▸ **INFORMATION SUPPLIED**:
- - - - - - -

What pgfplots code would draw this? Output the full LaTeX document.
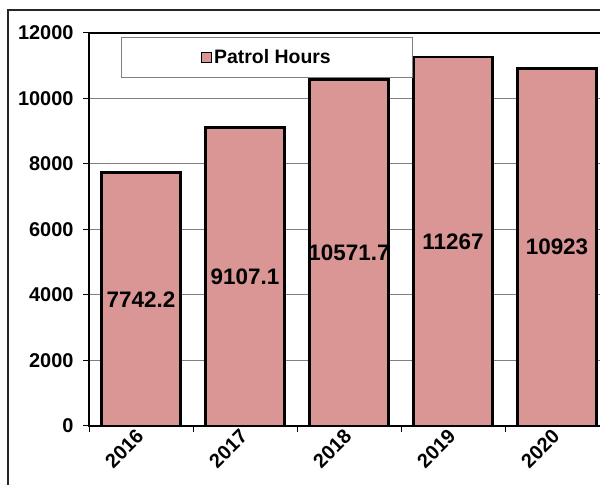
\documentclass[border=0pt]{standalone}
\usepackage{fontspec}
\setmainfont{Liberation Sans}
\usepackage{pgfplots}
\pgfplotsset{compat=1.18}
\usepackage{pgfplotstable}
\definecolor{barpink}{RGB}{217,150,148}

\pgfplotstableread{
x year y
0 2016 7742.2
1 2017 9107.1
2 2018 10571.7
3 2019 11267
4 2020 10923
}\patrol

\begin{document}
\begin{tikzpicture}[x=1bp,y=1bp]
\useasboundingbox (0,0) rectangle (600,485);
\clip (0,0) rectangle (600,485);
\draw[line width=1.6bp, black!85] (8,-5) -- (8,475) -- (610,475);
\begin{axis}[
    at={(89bp,59bp)}, anchor=south west,
    scale only axis, width=520bp, height=393bp,
    xmin=-0.5, xmax=4.5, ymin=0, ymax=12000,
    axis line style={line width=1.6bp},
    ytick={0,2000,...,12000},
    xtick={0,...,4}, xticklabels={2016,2017,2018,2019,2020},
    major x tick style={draw=none},
    minor xtick={-0.5,0.5,1.5,2.5,3.5,4.5},
    xtick pos=lower, ytick pos=left,
    tick align=outside, major tick length=6bp, minor tick length=6bp,
    every tick/.style={black, line width=1bp},
    ymajorgrids, grid style={gray, line width=1bp},
    scaled y ticks=false,
    /pgf/number format/assume math mode=true,
    /pgf/number format/1000 sep={},
    ticklabel style={font=\fontsize{20}{24}\selectfont\bfseries},
    yticklabel style={xshift=-6bp},
    xticklabel style={rotate=45, anchor=east, xshift=2bp},
    legend style={at={(0.0615,0.99)}, anchor=north west, draw=gray, line width=1bp,
        inner xsep=79.5bp, inner ysep=10.5bp,
        font=\fontsize{19.5}{22}\selectfont\bfseries},
    legend image code/.code={\draw[fill=barpink, draw=black, line width=1.2bp] (0bp,-5bp) rectangle (10bp,5bp);},
]
\addplot[ybar, bar width=0.76, fill=barpink, draw=black, line width=2.6bp]
    table[x=x, y=y]{\patrol};
\addlegendentry{Patrol Hours}
\addplot[draw=none, mark=none, forget plot,
    point meta=\thisrow{y},
    nodes near coords,
    every node near coord/.append style={anchor=center,
        font=\fontsize{22.5}{26}\selectfont\bfseries,
        /pgf/number format/fixed, /pgf/number format/precision=1}]
    table[x=x, y expr=\thisrow{y}/2]{\patrol};
\end{axis}
\end{tikzpicture}
\end{document}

- - - - - - -

▸ **WRITTEN TASK**: Copy each line above precisely, dropping the pictures.

▸ **COMPLETE OUTPUT**:
What pgfplots code would draw this? Output the full LaTeX document.
\documentclass[border=0pt]{standalone}
\usepackage{fontspec}
\setmainfont{Liberation Sans}
\usepackage{pgfplots}
\pgfplotsset{compat=1.18}
\usepackage{pgfplotstable}
\definecolor{barpink}{RGB}{217,150,148}

\pgfplotstableread{
x year y
0 2016 7742.2
1 2017 9107.1
2 2018 10571.7
3 2019 11267
4 2020 10923
}\patrol

\begin{document}
\begin{tikzpicture}[x=1bp,y=1bp]
\useasboundingbox (0,0) rectangle (600,485);
\clip (0,0) rectangle (600,485);
\draw[line width=1.6bp, black!85] (8,-5) -- (8,475) -- (610,475);
\begin{axis}[
    at={(89bp,59bp)}, anchor=south west,
    scale only axis, width=520bp, height=393bp,
    xmin=-0.5, xmax=4.5, ymin=0, ymax=12000,
    axis line style={line width=1.6bp},
    ytick={0,2000,...,12000},
    xtick={0,...,4}, xticklabels={2016,2017,2018,2019,2020},
    major x tick style={draw=none},
    minor xtick={-0.5,0.5,1.5,2.5,3.5,4.5},
    xtick pos=lower, ytick pos=left,
    tick align=outside, major tick length=6bp, minor tick length=6bp,
    every tick/.style={black, line width=1bp},
    ymajorgrids, grid style={gray, line width=1bp},
    scaled y ticks=false,
    /pgf/number format/assume math mode=true,
    /pgf/number format/1000 sep={},
    ticklabel style={font=\fontsize{20}{24}\selectfont\bfseries},
    yticklabel style={xshift=-6bp},
    xticklabel style={rotate=45, anchor=east, xshift=2bp},
    legend style={at={(0.0615,0.99)}, anchor=north west, draw=gray, line width=1bp,
        inner xsep=79.5bp, inner ysep=10.5bp,
        font=\fontsize{19.5}{22}\selectfont\bfseries},
    legend image code/.code={\draw[fill=barpink, draw=black, line width=1.2bp] (0bp,-5bp) rectangle (10bp,5bp);},
]
\addplot[ybar, bar width=0.76, fill=barpink, draw=black, line width=2.6bp]
    table[x=x, y=y]{\patrol};
\addlegendentry{Patrol Hours}
\addplot[draw=none, mark=none, forget plot,
    point meta=\thisrow{y},
    nodes near coords,
    every node near coord/.append style={anchor=center,
        font=\fontsize{22.5}{26}\selectfont\bfseries,
        /pgf/number format/fixed, /pgf/number format/precision=1}]
    table[x=x, y expr=\thisrow{y}/2]{\patrol};
\end{axis}
\end{tikzpicture}
\end{document}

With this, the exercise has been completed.